WHAT IS NEEDED: Copy each line of the material below that includes the string "diagram".

EXERCISE MATERIALS:

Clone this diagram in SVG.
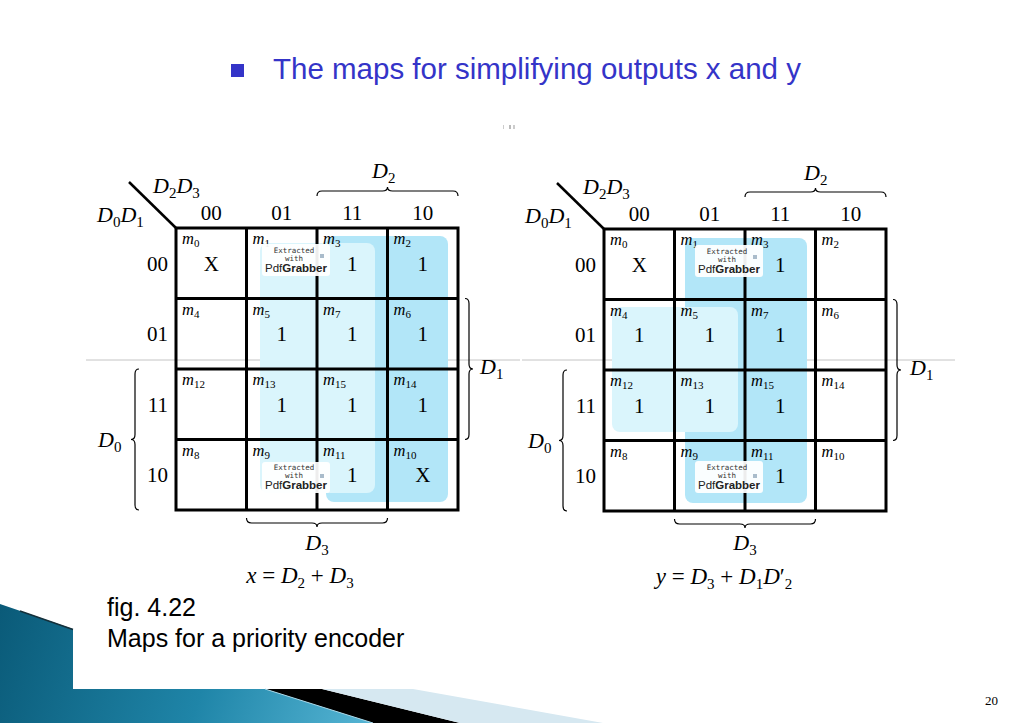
<svg xmlns="http://www.w3.org/2000/svg" width="1024" height="723" viewBox="0 0 1024 723">
<style>
.serif{font-family:"Liberation Serif","Times New Roman",serif;fill:#000}
.it{font-style:italic}
.up{font-style:normal}
.lbl{font-size:22px}
.eq{font-size:23px}
.code{font-size:21px}
.val{font-size:21px;text-anchor:middle}
.mt{font-size:16.5px;font-style:italic}
.ms{font-size:11px;font-style:normal}
.sub{font-size:15px;font-style:normal}
.grid{fill:none;stroke:#000;stroke-width:3}
.brace{fill:none;stroke:#000;stroke-width:1.2}
.dark{fill:#b2e6f8}
.light{fill:#daf5fc}
.wmbox{fill:#fff;fill-opacity:0.93}
.wm1{font-family:"DejaVu Sans Mono","Liberation Mono",monospace;font-size:7.5px;fill:#333;text-anchor:middle}
.wm2{font-family:"Liberation Sans",Arial,sans-serif;font-size:11.5px;fill:#222;text-anchor:middle}
.sans{font-family:"Liberation Sans",Arial,sans-serif}
</style>
<defs>
<linearGradient id="teal" x1="0" y1="600" x2="380" y2="723" gradientUnits="userSpaceOnUse">
<stop offset="0" stop-color="#0a5a78"/>
<stop offset="0.55" stop-color="#1f85a8"/>
<stop offset="1" stop-color="#58b7d6"/>
</linearGradient>
</defs>
<rect x="0" y="0" width="1024" height="723" fill="#fff"/>

<g id="decoration">
<polygon points="0,604 73,629 73,689 265,689 373,723 0,723" fill="url(#teal)"/>
<line x1="20" y1="611" x2="73" y2="629.5" stroke="#15303a" stroke-width="1.5"/>
<polygon points="265,689 322,689 460,723 373,723" fill="#000"/>
<line x1="265" y1="689" x2="373" y2="723" stroke="#a6d8ea" stroke-width="1"/>
<polygon points="322,689 413,689 603,723 460,723" fill="#d6e8f1"/>
<line x1="86" y1="360" x2="520" y2="360" stroke="#c4c4c4" stroke-width="1"/>
<line x1="522" y1="360" x2="955" y2="360" stroke="#c4c4c4" stroke-width="1"/>
<rect x="503" y="125" width="1" height="4" fill="#ccc"/>
<rect x="509" y="125" width="2" height="4" fill="#bbb"/>
<rect x="513" y="125" width="2" height="4" fill="#ccc"/>
</g>

<g id="title">
<rect x="231" y="64" width="13" height="13" fill="#3434c8"/>
<text x="273" y="79" class="sans" font-size="29.5" fill="#3434c8">The maps for simplifying outputs x and y</text>
</g>

<g id="map-x" transform="translate(176,228)">
<rect class="dark" x="150" y="8" width="122" height="266" rx="8"/>
<rect class="light" x="84" y="15" width="115" height="250" rx="8"/>
<rect class="grid" x="0" y="0" width="282" height="282"/>
<path class="grid" d="M70.5 0V282M141 0V282M211.5 0V282M0 70.5H282M0 141H282M0 211.5H282"/>
<line x1="-47" y1="-46" x2="0" y2="0" stroke="#000" stroke-width="2.5"/>
<g class="serif">
<text class="lbl it" x="-23" y="-35">D<tspan class="sub" dy="5">2</tspan><tspan dy="-5">D</tspan><tspan class="sub" dy="5">3</tspan></text>
<text class="lbl it" x="-79" y="-6">D<tspan class="sub" dy="5">0</tspan><tspan dy="-5">D</tspan><tspan class="sub" dy="5">1</tspan></text>
<text class="code" x="35.25" y="-8" text-anchor="middle">00</text>
<text class="code" x="105.75" y="-8" text-anchor="middle">01</text>
<text class="code" x="176.25" y="-8" text-anchor="middle">11</text>
<text class="code" x="246.75" y="-8" text-anchor="middle">10</text>
<text class="code" x="-8" y="42.75" text-anchor="end">00</text>
<text class="code" x="-8" y="113.25" text-anchor="end">01</text>
<text class="code" x="-8" y="183.75" text-anchor="end">11</text>
<text class="code" x="-8" y="254.25" text-anchor="end">10</text>
<text class="mt" x="6" y="16">m<tspan class="ms" dy="3">0</tspan></text>
<text class="mt" x="76.5" y="16">m<tspan class="ms" dy="3">1</tspan></text>
<text class="mt" x="147" y="16">m<tspan class="ms" dy="3">3</tspan></text>
<text class="mt" x="217.5" y="16">m<tspan class="ms" dy="3">2</tspan></text>
<text class="mt" x="6" y="86.5">m<tspan class="ms" dy="3">4</tspan></text>
<text class="mt" x="76.5" y="86.5">m<tspan class="ms" dy="3">5</tspan></text>
<text class="mt" x="147" y="86.5">m<tspan class="ms" dy="3">7</tspan></text>
<text class="mt" x="217.5" y="86.5">m<tspan class="ms" dy="3">6</tspan></text>
<text class="mt" x="6" y="157">m<tspan class="ms" dy="3">12</tspan></text>
<text class="mt" x="76.5" y="157">m<tspan class="ms" dy="3">13</tspan></text>
<text class="mt" x="147" y="157">m<tspan class="ms" dy="3">15</tspan></text>
<text class="mt" x="217.5" y="157">m<tspan class="ms" dy="3">14</tspan></text>
<text class="mt" x="6" y="227.5">m<tspan class="ms" dy="3">8</tspan></text>
<text class="mt" x="76.5" y="227.5">m<tspan class="ms" dy="3">9</tspan></text>
<text class="mt" x="147" y="227.5">m<tspan class="ms" dy="3">11</tspan></text>
<text class="mt" x="217.5" y="227.5">m<tspan class="ms" dy="3">10</tspan></text>
<text class="val" x="35.25" y="42.75" font-size="22">X</text>
<text class="val" x="176.25" y="42.75">1</text>
<text class="val" x="246.75" y="42.75">1</text>
<text class="val" x="105.75" y="113.25">1</text>
<text class="val" x="176.25" y="113.25">1</text>
<text class="val" x="246.75" y="113.25">1</text>
<text class="val" x="105.75" y="183.75">1</text>
<text class="val" x="176.25" y="183.75">1</text>
<text class="val" x="246.75" y="183.75">1</text>
<text class="val" x="176.25" y="254.25">1</text>
<text class="val" x="246.75" y="254.25" font-size="22">X</text>
<text class="lbl it" x="196" y="-50">D<tspan class="sub" dy="5">2</tspan></text>
<text class="lbl it" x="304" y="146">D<tspan class="sub" dy="5">1</tspan></text>
<text class="lbl it" x="-78" y="219">D<tspan class="sub" dy="5">0</tspan></text>
<text class="lbl it" x="141" y="322" text-anchor="middle">D<tspan class="sub" dy="5">3</tspan></text>
<text class="eq it" x="124" y="355" text-anchor="middle">x <tspan class="up">=</tspan> D<tspan class="sub" dy="5">2</tspan><tspan class="up" dy="-5"> + </tspan>D<tspan class="sub" dy="5">3</tspan></text>
</g>
<g id="wm-x1">
<rect class="wmbox" x="86" y="16" width="68" height="32" rx="3"/>
<text class="wm1" x="118" y="25">Extracted</text>
<text class="wm1" x="118" y="33">with</text>
<text class="wm2" x="120" y="44">Pdf<tspan font-weight="bold">Grabber</tspan></text>
<rect x="144" y="26" width="4" height="4" fill="#a9bccb"/>
</g>
<g id="wm-x2">
<rect class="wmbox" x="86" y="234" width="68" height="31" rx="3"/>
<text class="wm1" x="118" y="242">Extracted</text>
<text class="wm1" x="118" y="250">with</text>
<text class="wm2" x="120" y="261">Pdf<tspan font-weight="bold">Grabber</tspan></text>
<rect x="144" y="246" width="4" height="4" fill="#a9bccb"/>
</g>
</g>

<g id="map-y" transform="translate(604,229)">
<rect class="dark" x="81" y="9" width="122" height="265" rx="8"/>
<rect class="light" x="8" y="78" width="126" height="125" rx="8"/>
<rect class="grid" x="0" y="0" width="282" height="282"/>
<path class="grid" d="M70.5 0V282M141 0V282M211.5 0V282M0 70.5H282M0 141H282M0 211.5H282"/>
<line x1="-47" y1="-46" x2="0" y2="0" stroke="#000" stroke-width="2.5"/>
<g class="serif">
<text class="lbl it" x="-21" y="-35">D<tspan class="sub" dy="5">2</tspan><tspan dy="-5">D</tspan><tspan class="sub" dy="5">3</tspan></text>
<text class="lbl it" x="-79" y="-6">D<tspan class="sub" dy="5">0</tspan><tspan dy="-5">D</tspan><tspan class="sub" dy="5">1</tspan></text>
<text class="code" x="35.25" y="-8" text-anchor="middle">00</text>
<text class="code" x="105.75" y="-8" text-anchor="middle">01</text>
<text class="code" x="176.25" y="-8" text-anchor="middle">11</text>
<text class="code" x="246.75" y="-8" text-anchor="middle">10</text>
<text class="code" x="-8" y="42.75" text-anchor="end">00</text>
<text class="code" x="-8" y="113.25" text-anchor="end">01</text>
<text class="code" x="-8" y="183.75" text-anchor="end">11</text>
<text class="code" x="-8" y="254.25" text-anchor="end">10</text>
<text class="mt" x="6" y="16">m<tspan class="ms" dy="3">0</tspan></text>
<text class="mt" x="76.5" y="16">m<tspan class="ms" dy="3">1</tspan></text>
<text class="mt" x="147" y="16">m<tspan class="ms" dy="3">3</tspan></text>
<text class="mt" x="217.5" y="16">m<tspan class="ms" dy="3">2</tspan></text>
<text class="mt" x="6" y="86.5">m<tspan class="ms" dy="3">4</tspan></text>
<text class="mt" x="76.5" y="86.5">m<tspan class="ms" dy="3">5</tspan></text>
<text class="mt" x="147" y="86.5">m<tspan class="ms" dy="3">7</tspan></text>
<text class="mt" x="217.5" y="86.5">m<tspan class="ms" dy="3">6</tspan></text>
<text class="mt" x="6" y="157">m<tspan class="ms" dy="3">12</tspan></text>
<text class="mt" x="76.5" y="157">m<tspan class="ms" dy="3">13</tspan></text>
<text class="mt" x="147" y="157">m<tspan class="ms" dy="3">15</tspan></text>
<text class="mt" x="217.5" y="157">m<tspan class="ms" dy="3">14</tspan></text>
<text class="mt" x="6" y="227.5">m<tspan class="ms" dy="3">8</tspan></text>
<text class="mt" x="76.5" y="227.5">m<tspan class="ms" dy="3">9</tspan></text>
<text class="mt" x="147" y="227.5">m<tspan class="ms" dy="3">11</tspan></text>
<text class="mt" x="217.5" y="227.5">m<tspan class="ms" dy="3">10</tspan></text>
<text class="val" x="35.25" y="42.75" font-size="22">X</text>
<text class="val" x="176.25" y="42.75">1</text>
<text class="val" x="35.25" y="113.25">1</text>
<text class="val" x="105.75" y="113.25">1</text>
<text class="val" x="176.25" y="113.25">1</text>
<text class="val" x="35.25" y="183.75">1</text>
<text class="val" x="105.75" y="183.75">1</text>
<text class="val" x="176.25" y="183.75">1</text>
<text class="val" x="176.25" y="254.25">1</text>
<text class="lbl it" x="200" y="-49">D<tspan class="sub" dy="5">2</tspan></text>
<text class="lbl it" x="306" y="146">D<tspan class="sub" dy="5">1</tspan></text>
<text class="lbl it" x="-76" y="219">D<tspan class="sub" dy="5">0</tspan></text>
<text class="lbl it" x="141" y="321" text-anchor="middle">D<tspan class="sub" dy="5">3</tspan></text>
<text class="eq it" x="120" y="355" text-anchor="middle">y <tspan class="up">=</tspan> D<tspan class="sub" dy="5">3</tspan><tspan class="up" dy="-5"> + </tspan>D<tspan class="sub" dy="5">1</tspan><tspan dy="-5">D</tspan><tspan class="up">′</tspan><tspan class="sub" dy="5">2</tspan></text>
</g>
<g id="wm-y1">
<rect class="wmbox" x="91" y="16" width="68" height="32" rx="3"/>
<text class="wm1" x="123" y="25">Extracted</text>
<text class="wm1" x="123" y="33">with</text>
<text class="wm2" x="125" y="44">Pdf<tspan font-weight="bold">Grabber</tspan></text>
<rect x="149" y="26" width="4" height="4" fill="#a9bccb"/>
</g>
<g id="wm-y2">
<rect class="wmbox" x="91" y="232" width="68" height="32" rx="3"/>
<text class="wm1" x="123" y="241">Extracted</text>
<text class="wm1" x="123" y="249">with</text>
<text class="wm2" x="125" y="260">Pdf<tspan font-weight="bold">Grabber</tspan></text>
<rect x="149" y="245" width="4" height="4" fill="#a9bccb"/>
</g>
</g>

<g id="braces" class="brace">
<path d="M317 196 Q317 191 322 191 H382.5 Q387.5 191 387.5 187 Q387.5 191 392.5 191 H453 Q458 191 458 196"/>
<path d="M465 298.5 Q469 298.5 469 303.5 V364 Q469 369 473 369 Q469 369 469 374 V434.5 Q469 439.5 465 439.5"/>
<path d="M139 369 Q135 369 135 374 V434.5 Q135 439.5 131 439.5 Q135 439.5 135 444.5 V505 Q135 510 139 510"/>
<path d="M246.5 518 Q246.5 523 251.5 523 H312 Q317 523 317 527 Q317 523 322 523 H382.5 Q387.5 523 387.5 518"/>
<path d="M745 197 Q745 192 750 192 H810.5 Q815.5 192 815.5 188 Q815.5 192 820.5 192 H881 Q886 192 886 197"/>
<path d="M893 299.5 Q897 299.5 897 304.5 V365 Q897 370 901 370 Q897 370 897 375 V435.5 Q897 440.5 893 440.5"/>
<path d="M567 370 Q563 370 563 375 V435.5 Q563 440.5 559 440.5 Q563 440.5 563 445.5 V506 Q563 511 567 511"/>
<path d="M674.5 519 Q674.5 524 679.5 524 H740 Q745 524 745 528 Q745 524 750 524 H810.5 Q815.5 524 815.5 519"/>
</g>

<g id="caption" class="sans" font-size="25" fill="#000">
<text x="107" y="616">fig. 4.22</text>
<text x="107" y="647">Maps for a priority encoder</text>
</g>
<text x="985" y="705" class="serif" font-size="13">20</text>
</svg>
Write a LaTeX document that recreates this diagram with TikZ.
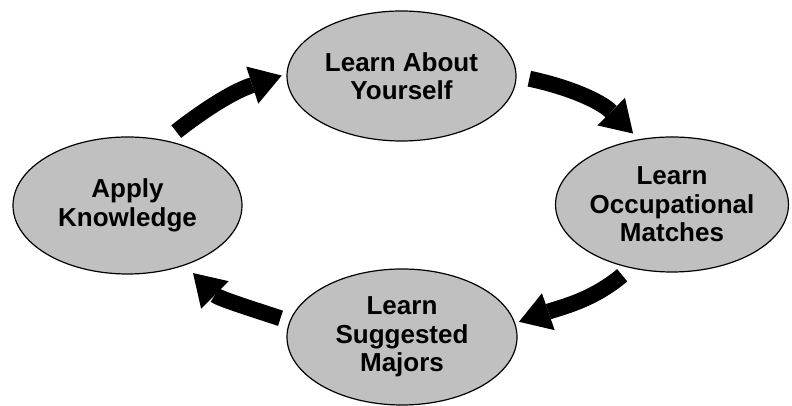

TASK SOLUTION:
Clone this diagram in SVG.
Write a LaTeX document that recreates this diagram with TikZ.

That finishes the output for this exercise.